With the expansion of São Paulo, the supply of inhabitants became a vital issue. Until then, the city had the Vila Mariana Slaughterhouse to supply the city with fresh meat. This structure became outdated in the beginning of the 1910s and obligated the government to authorize interested businessmen to build new slaughterhouses. One of these was planned by Colonel Delfino Cerqueira. Authorized by Municipal Resolution no. 50 of 20 August 1914, Colonel Cerqueira implanted in 1920 a slaughterhouse, located by Kilometer 21 of the main line of Estrada de Ferro Sorocabana. With the construction of the slaughterhouse, Sorocabana built a train yard to receive cargo wagons that transported oxen to the slaughter. Besides Cerqueira's interests in having a station beside the Kilometer 21 Slaughterhouse, his application was archived by the municipality in 1924. The slaughterhouse was instituted in 1938 and operated until the mid-1960s, when it was deactivated.

In 1951, Quilômetro 21 stop was built, in front of the old slaughterhouse, which became the popular name of the small station. With the deactivation and abandonment of the slaughterhouse in the 1960s, its facilities were invaded and transformed into slums that evolved into a huge favela beside the station. In the mid-1960s, Sorocabana renamed the station to Matadouro, creating protests of the residents of the housings built by Cohab-SP nearby the station in 1972.

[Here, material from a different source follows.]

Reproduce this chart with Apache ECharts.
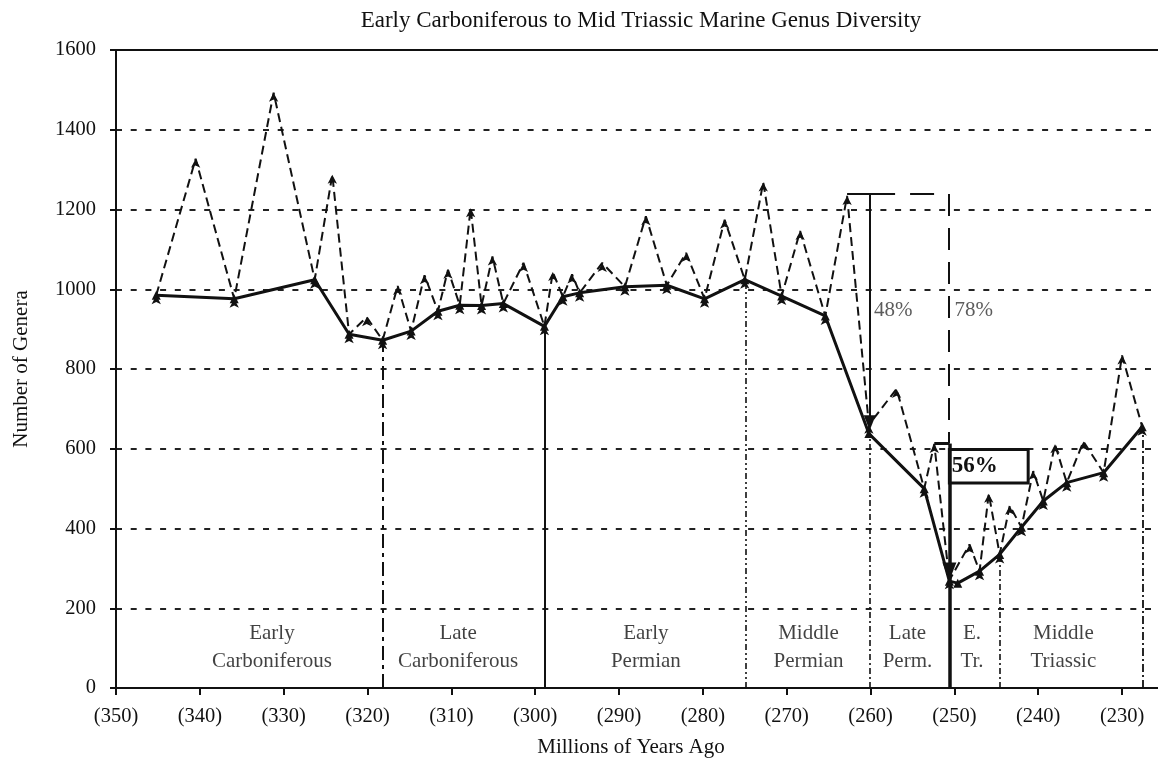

In 1996, the station (and West and South Lines) were transferred from FEPASA to CPTM. While the south access of the station, built over the tracks, became as the main access, the north access was built and underused, due to giving access to an empty area of 100000 m2 and was closed to avoid income evasion.

In 2002, Rodoanel Mario Covas was built over the station and the favela was entirely removed. Later, in 2007, the Prefecture of Osasco hired the architecture office Vigliecca e Associados to project a housing in the area of 97757 m2 next to the north access of the station. With a capacity for 1592 housing units, the works for Miguel Costa housing, named after the nearby station, delayed to begin. Besides that, the capacity was reduced to 960 housing units. The first ones were scheduled to be delivered in 2018, despite the lack of road access (due to the area be surrounded by areas belonging to the Army) delayed the deliver to mid-2019.

Projected since 1978, Luiz Bortolosso Metropolitan Terminal was built only in 2017, receiving in majority municipal bus lines of Carapicuíba, besides it was a bus terminal and stop for municipal lines of Osasco and ARTESP metropolitan lines. Despite the construction of these developments, General Miguel Costa station didn't receive modernization works of its outdated structure until this day, which complicates its use and connection to the bus terminal by commuters.

==Toponymy==
Opened in 1951, the station initially received the name of the nearest milestone, Km 21. In the mid-1960s, Estrada de Ferro Sorocabana changes its name to Matadouro, due to a facility located next to the station. The deactivation of the slaughterhouse and the negative connotation of its name obligated FEPASA to rename the station back to its old name only in 1979.

A campaign led by professor Miguel Costa Júnior to rename the station after his father, Miguel Costa, was succeeded and resulted in the renaming of the station from Km 21 to General Miguel Costa in December 1987 through State Law Project no. 5832 of 20 October 1987.

Miguel Costa (1885-1959) was an official of São Paulo Public Force, one of the main participants of the 1924 tenentism uprising, of Coluna Prestes (which he led along with Luís Carlos Prestes, the Revolution of 1930 and the 1932 Constitutionalist Revolution. According to his son, Miguel Costa was a frequent visitor of the region and, due to his rank, used to stop the train circulation in the area, so he and his accompaniment could fish in a nearby lake. Later, Miguel Costa's family radicated themselves in Carapicuíba.